#### [What the task requires]
Return all of the data exactly as written, without the pictures.

#### [Raw data]
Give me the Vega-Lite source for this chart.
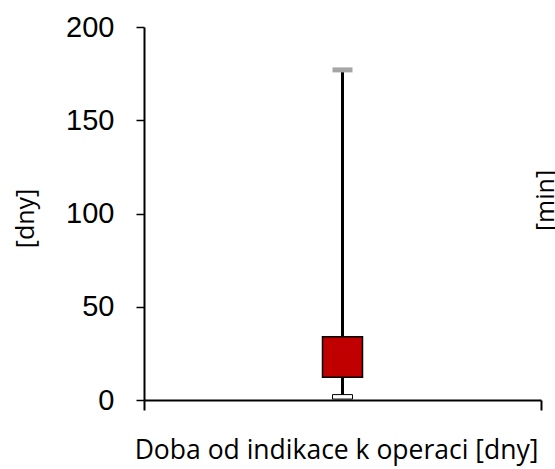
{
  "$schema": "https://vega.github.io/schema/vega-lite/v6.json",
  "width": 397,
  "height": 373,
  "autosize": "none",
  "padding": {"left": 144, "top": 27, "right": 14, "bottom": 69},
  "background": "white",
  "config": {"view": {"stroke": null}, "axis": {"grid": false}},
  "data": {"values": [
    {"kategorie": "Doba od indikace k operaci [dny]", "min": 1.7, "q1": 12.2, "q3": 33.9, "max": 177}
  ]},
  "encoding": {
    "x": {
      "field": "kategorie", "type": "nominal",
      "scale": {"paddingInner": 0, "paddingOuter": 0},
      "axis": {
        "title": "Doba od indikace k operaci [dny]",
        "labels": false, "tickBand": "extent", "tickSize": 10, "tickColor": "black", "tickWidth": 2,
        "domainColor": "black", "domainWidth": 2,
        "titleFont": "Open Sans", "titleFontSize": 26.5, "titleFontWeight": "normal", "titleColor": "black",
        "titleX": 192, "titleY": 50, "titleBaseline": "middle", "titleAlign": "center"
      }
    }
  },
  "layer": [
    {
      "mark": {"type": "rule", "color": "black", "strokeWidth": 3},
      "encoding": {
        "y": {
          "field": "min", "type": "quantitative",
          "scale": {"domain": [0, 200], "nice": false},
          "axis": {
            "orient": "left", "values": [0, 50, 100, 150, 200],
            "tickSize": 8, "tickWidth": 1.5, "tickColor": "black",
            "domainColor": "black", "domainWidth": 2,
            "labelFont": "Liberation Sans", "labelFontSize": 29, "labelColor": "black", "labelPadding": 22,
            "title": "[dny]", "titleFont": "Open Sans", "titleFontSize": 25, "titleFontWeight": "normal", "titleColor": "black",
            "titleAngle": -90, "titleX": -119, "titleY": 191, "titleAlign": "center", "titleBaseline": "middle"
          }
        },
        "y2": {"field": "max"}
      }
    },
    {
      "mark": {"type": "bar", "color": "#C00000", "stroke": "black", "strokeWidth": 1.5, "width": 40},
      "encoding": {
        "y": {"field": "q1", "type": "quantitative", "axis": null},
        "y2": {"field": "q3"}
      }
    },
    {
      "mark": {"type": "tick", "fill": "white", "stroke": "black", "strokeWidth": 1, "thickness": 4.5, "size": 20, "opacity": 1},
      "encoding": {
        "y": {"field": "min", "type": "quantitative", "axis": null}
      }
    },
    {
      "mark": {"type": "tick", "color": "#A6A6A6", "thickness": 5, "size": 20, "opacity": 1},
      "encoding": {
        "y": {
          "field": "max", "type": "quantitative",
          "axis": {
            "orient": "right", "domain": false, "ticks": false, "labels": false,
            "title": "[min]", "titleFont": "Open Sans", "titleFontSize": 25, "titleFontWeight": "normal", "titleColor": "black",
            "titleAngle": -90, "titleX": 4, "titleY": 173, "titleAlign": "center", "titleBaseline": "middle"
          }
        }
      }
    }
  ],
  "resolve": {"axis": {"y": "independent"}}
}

#### [Exercise result]
Give me the Vega-Lite source for this chart.
{
  "$schema": "https://vega.github.io/schema/vega-lite/v6.json",
  "width": 397,
  "height": 373,
  "autosize": "none",
  "padding": {"left": 144, "top": 27, "right": 14, "bottom": 69},
  "background": "white",
  "config": {"view": {"stroke": null}, "axis": {"grid": false}},
  "data": {"values": [
    {"kategorie": "Doba od indikace k operaci [dny]", "min": 1.7, "q1": 12.2, "q3": 33.9, "max": 177}
  ]},
  "encoding": {
    "x": {
      "field": "kategorie", "type": "nominal",
      "scale": {"paddingInner": 0, "paddingOuter": 0},
      "axis": {
        "title": "Doba od indikace k operaci [dny]",
        "labels": false, "tickBand": "extent", "tickSize": 10, "tickColor": "black", "tickWidth": 2,
        "domainColor": "black", "domainWidth": 2,
        "titleFont": "Open Sans", "titleFontSize": 26.5, "titleFontWeight": "normal", "titleColor": "black",
        "titleX": 192, "titleY": 50, "titleBaseline": "middle", "titleAlign": "center"
      }
    }
  },
  "layer": [
    {
      "mark": {"type": "rule", "color": "black", "strokeWidth": 3},
      "encoding": {
        "y": {
          "field": "min", "type": "quantitative",
          "scale": {"domain": [0, 200], "nice": false},
          "axis": {
            "orient": "left", "values": [0, 50, 100, 150, 200],
            "tickSize": 8, "tickWidth": 1.5, "tickColor": "black",
            "domainColor": "black", "domainWidth": 2,
            "labelFont": "Liberation Sans", "labelFontSize": 29, "labelColor": "black", "labelPadding": 22,
            "title": "[dny]", "titleFont": "Open Sans", "titleFontSize": 25, "titleFontWeight": "normal", "titleColor": "black",
            "titleAngle": -90, "titleX": -119, "titleY": 191, "titleAlign": "center", "titleBaseline": "middle"
          }
        },
        "y2": {"field": "max"}
      }
    },
    {
      "mark": {"type": "bar", "color": "#C00000", "stroke": "black", "strokeWidth": 1.5, "width": 40},
      "encoding": {
        "y": {"field": "q1", "type": "quantitative", "axis": null},
        "y2": {"field": "q3"}
      }
    },
    {
      "mark": {"type": "tick", "fill": "white", "stroke": "black", "strokeWidth": 1, "thickness": 4.5, "size": 20, "opacity": 1},
      "encoding": {
        "y": {"field": "min", "type": "quantitative", "axis": null}
      }
    },
    {
      "mark": {"type": "tick", "color": "#A6A6A6", "thickness": 5, "size": 20, "opacity": 1},
      "encoding": {
        "y": {
          "field": "max", "type": "quantitative",
          "axis": {
            "orient": "right", "domain": false, "ticks": false, "labels": false,
            "title": "[min]", "titleFont": "Open Sans", "titleFontSize": 25, "titleFontWeight": "normal", "titleColor": "black",
            "titleAngle": -90, "titleX": 4, "titleY": 173, "titleAlign": "center", "titleBaseline": "middle"
          }
        }
      }
    }
  ],
  "resolve": {"axis": {"y": "independent"}}
}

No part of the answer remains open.